La Journée de la jupe de Jean-Paul Lilienfeld avec Isabelle Adjani, Denis Podalydès, Yann Collette… 1 h 28.
Ce n’est pas d’hier que les enfants font peur à la société qui les a engendrés. Les librairies et vidéothèques sont pleines de livres et de films qui rappellent que l’angoissante impuissance d’un système face à une jeunesse en perdition n’est pas caractéristique de notre époque. Ce n’est pas une raison pour conclure que tout va bien mais, entre un fatalisme aussi coupable que confortable et le drame prophétique qu’est la Journée de la jupe, il y a un certain fossé.
Le film de Jean-Paul Lilienfeld imagine une prof de français au bout du rouleau qui prend sa classe en otage avec un pistolet confisqué à un jeune voyou. Elle est blanche, cultivée et en jupe. Ils sont noirs, basanés et ignorants. Les garçons la traitent de pute et ne l’écoutent pas, les filles la méprisent. Maintenant qu’elle a un flingue entre les mains, ça change la donne, et ce cours de français sur Molière, ils vont l’écouter de bout en bout, le canon sur la tempe.
On peut estimer qu’il y a quelque chose de salutaire à provoquer un profond malaise par le truchement de cette femme réduite pour se faire entendre à basculer dans une violence qu’elle a justement condamnée toute sa vie.

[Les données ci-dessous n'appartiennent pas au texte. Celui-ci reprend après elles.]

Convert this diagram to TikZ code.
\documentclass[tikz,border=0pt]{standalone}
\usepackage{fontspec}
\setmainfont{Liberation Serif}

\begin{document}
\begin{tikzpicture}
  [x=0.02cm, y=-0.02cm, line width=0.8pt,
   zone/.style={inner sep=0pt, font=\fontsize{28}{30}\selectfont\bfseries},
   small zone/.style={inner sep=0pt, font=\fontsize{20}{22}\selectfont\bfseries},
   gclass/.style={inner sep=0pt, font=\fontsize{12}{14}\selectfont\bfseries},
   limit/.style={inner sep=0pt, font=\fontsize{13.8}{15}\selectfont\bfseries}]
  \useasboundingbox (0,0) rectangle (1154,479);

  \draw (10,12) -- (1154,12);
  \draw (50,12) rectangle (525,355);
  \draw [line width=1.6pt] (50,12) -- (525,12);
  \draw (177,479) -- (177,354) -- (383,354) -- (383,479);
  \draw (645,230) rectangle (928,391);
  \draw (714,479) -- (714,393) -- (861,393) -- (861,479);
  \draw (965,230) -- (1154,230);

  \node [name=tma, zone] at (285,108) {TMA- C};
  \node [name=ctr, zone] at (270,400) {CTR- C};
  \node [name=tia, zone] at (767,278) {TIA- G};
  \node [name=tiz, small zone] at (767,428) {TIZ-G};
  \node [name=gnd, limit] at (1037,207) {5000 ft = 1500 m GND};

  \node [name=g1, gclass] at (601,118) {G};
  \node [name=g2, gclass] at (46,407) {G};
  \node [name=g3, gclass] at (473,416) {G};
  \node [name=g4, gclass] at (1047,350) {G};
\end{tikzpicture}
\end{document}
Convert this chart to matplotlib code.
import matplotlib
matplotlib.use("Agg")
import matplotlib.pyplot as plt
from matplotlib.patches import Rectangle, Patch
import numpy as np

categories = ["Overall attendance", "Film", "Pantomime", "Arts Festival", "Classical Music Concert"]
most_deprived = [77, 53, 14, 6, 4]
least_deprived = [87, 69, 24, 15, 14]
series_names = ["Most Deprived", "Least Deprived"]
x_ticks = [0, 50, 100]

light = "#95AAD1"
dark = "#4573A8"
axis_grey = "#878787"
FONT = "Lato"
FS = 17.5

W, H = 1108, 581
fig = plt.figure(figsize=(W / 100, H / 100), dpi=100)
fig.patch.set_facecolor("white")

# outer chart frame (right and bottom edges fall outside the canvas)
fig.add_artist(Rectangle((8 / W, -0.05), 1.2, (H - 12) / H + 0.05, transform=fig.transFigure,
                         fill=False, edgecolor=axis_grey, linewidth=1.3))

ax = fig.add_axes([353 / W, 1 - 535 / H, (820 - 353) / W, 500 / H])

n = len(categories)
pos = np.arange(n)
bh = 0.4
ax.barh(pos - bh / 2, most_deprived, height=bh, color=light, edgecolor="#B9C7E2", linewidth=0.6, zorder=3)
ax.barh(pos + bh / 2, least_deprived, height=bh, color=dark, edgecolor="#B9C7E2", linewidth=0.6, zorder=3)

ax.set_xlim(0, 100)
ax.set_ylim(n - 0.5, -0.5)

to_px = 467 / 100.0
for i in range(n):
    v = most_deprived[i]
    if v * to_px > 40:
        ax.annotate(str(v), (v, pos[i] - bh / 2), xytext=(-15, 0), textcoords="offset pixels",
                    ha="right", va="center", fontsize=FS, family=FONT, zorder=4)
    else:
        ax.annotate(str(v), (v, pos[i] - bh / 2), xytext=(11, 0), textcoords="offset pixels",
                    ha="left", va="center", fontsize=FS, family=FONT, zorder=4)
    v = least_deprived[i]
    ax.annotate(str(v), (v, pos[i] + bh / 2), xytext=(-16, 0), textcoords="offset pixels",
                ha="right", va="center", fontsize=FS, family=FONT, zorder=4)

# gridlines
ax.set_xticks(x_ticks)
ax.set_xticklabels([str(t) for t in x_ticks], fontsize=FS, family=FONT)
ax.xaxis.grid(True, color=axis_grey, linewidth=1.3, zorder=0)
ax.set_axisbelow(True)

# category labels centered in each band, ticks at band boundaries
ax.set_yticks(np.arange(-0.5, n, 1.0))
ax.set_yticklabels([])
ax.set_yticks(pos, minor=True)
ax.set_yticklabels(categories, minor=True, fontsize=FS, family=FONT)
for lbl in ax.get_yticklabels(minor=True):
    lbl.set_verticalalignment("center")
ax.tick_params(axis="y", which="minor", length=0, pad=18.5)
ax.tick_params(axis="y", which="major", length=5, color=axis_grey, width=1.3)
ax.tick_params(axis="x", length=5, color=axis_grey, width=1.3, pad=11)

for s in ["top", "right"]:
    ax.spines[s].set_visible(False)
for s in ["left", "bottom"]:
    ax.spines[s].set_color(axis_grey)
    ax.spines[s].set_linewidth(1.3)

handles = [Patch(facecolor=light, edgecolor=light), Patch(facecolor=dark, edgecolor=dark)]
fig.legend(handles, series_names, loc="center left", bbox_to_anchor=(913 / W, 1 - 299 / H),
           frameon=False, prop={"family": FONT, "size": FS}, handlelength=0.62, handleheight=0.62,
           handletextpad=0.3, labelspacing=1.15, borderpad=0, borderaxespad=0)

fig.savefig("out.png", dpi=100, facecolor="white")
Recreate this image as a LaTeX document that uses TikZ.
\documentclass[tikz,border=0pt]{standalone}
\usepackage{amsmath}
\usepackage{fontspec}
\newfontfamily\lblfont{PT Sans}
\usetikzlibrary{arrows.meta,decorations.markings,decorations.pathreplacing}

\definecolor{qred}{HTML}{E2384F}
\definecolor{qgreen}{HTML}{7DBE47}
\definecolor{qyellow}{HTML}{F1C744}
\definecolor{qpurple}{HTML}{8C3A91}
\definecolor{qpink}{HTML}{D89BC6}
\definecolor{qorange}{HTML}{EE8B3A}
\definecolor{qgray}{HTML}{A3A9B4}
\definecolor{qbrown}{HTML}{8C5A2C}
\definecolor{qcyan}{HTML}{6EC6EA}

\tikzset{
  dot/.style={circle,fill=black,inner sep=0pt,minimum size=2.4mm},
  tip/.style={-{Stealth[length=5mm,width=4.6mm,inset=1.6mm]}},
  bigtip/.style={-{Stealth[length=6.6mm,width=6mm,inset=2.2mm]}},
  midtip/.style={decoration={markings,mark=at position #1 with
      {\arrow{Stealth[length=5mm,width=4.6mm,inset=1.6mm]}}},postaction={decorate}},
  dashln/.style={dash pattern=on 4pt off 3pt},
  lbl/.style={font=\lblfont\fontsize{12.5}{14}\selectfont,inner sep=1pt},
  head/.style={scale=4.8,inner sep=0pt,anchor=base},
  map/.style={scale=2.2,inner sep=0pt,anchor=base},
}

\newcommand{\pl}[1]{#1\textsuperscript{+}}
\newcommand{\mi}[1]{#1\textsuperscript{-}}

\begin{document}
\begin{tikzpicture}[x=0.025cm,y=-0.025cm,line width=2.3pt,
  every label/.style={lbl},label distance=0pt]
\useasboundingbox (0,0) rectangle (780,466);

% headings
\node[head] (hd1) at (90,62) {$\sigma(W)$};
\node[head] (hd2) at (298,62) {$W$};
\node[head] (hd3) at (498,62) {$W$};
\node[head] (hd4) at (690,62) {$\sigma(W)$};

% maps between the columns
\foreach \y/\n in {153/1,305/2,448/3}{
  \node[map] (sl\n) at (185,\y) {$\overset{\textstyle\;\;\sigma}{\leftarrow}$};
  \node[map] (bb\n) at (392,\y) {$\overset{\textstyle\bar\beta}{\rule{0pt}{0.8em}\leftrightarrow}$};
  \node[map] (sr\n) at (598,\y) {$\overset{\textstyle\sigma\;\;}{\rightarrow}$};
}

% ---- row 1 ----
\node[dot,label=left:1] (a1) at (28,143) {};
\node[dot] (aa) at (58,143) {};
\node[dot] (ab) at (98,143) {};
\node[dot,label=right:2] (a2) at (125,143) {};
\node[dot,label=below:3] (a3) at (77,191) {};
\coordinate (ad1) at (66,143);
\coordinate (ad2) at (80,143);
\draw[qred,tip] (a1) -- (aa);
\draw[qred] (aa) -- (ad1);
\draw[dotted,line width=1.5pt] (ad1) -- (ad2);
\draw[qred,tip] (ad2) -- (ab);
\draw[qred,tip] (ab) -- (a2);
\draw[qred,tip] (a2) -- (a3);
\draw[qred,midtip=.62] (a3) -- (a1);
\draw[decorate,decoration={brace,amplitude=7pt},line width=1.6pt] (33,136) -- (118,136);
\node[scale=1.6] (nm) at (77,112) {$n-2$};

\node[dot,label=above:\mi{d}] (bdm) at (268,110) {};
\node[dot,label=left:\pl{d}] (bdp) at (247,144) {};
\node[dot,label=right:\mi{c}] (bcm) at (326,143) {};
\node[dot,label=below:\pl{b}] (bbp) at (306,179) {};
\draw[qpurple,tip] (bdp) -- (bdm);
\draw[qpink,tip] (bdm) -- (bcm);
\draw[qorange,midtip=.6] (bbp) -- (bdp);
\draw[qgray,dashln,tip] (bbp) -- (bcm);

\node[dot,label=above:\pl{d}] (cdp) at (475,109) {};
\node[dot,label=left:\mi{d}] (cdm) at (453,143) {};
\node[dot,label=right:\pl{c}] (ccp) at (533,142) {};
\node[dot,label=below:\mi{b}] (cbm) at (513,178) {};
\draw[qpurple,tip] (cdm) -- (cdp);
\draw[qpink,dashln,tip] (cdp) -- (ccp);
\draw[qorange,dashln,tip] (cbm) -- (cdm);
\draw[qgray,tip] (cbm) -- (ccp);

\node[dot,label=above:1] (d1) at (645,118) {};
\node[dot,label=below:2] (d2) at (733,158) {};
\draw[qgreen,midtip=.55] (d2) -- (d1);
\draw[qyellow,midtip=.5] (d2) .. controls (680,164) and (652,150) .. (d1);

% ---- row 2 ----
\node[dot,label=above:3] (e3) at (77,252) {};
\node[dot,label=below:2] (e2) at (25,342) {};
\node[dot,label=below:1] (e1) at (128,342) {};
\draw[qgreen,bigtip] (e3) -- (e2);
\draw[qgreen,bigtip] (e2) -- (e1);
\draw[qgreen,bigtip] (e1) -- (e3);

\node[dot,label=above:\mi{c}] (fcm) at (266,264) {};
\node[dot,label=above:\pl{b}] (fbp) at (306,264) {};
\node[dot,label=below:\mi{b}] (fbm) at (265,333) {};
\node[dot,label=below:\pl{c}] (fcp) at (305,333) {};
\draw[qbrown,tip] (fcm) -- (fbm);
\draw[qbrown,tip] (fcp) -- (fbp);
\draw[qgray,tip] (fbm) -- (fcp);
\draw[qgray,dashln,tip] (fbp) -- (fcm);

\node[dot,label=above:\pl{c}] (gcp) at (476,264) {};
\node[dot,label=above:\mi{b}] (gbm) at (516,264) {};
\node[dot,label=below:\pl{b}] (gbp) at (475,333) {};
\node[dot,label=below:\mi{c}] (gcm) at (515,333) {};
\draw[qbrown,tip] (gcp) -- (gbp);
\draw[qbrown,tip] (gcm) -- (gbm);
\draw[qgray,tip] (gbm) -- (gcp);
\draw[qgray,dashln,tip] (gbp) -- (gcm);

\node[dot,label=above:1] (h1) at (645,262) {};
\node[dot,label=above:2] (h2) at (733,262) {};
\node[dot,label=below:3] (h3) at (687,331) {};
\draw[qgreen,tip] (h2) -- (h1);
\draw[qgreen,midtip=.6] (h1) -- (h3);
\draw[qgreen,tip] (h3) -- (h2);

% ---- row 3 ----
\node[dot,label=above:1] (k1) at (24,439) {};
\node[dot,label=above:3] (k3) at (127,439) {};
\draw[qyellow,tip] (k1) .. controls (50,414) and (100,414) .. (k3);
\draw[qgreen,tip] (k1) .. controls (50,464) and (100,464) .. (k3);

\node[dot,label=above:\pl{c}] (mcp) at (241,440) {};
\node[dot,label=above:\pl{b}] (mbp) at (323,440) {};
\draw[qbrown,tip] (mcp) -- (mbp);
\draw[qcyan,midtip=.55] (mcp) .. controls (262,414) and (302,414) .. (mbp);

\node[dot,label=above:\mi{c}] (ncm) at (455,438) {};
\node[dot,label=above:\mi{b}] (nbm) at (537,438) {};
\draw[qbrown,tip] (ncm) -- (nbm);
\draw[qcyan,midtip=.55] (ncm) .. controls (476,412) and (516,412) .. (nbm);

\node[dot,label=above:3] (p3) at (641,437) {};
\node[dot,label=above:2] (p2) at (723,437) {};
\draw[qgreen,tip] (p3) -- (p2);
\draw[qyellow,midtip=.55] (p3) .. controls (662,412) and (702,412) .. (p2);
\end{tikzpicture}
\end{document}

Le message est clair : un jour, ça arrivera. Mais le malaise recherché aurait été autrement plus dense et intéressant si le propos n’avait pas été parasité par une contextualisation censée dépeindre ce désastre collectif à travers, en vrac, des profs démagogues, un proviseur lâche, des flics belliqueux, des politiciens cyniques et des parents d’une rare malhonnêteté intellectuelle. Même si le scénario retombe sur ses pattes, on regrette que ce film n’ait pas eu le cran de se résumer à un huis clos, aride et explosif, entre cette prof qui bafoue ses principes et des gamins piégés à leur propre jeu cruel. D’autant plus regrettable qu’Isabelle Adjani, qui capture l’image comme personne, avait choisi de revenir devant une caméra pour un rôle qui, compte tenu de sa carrière et de ses origines, trouve en elle un écho forcément douloureux.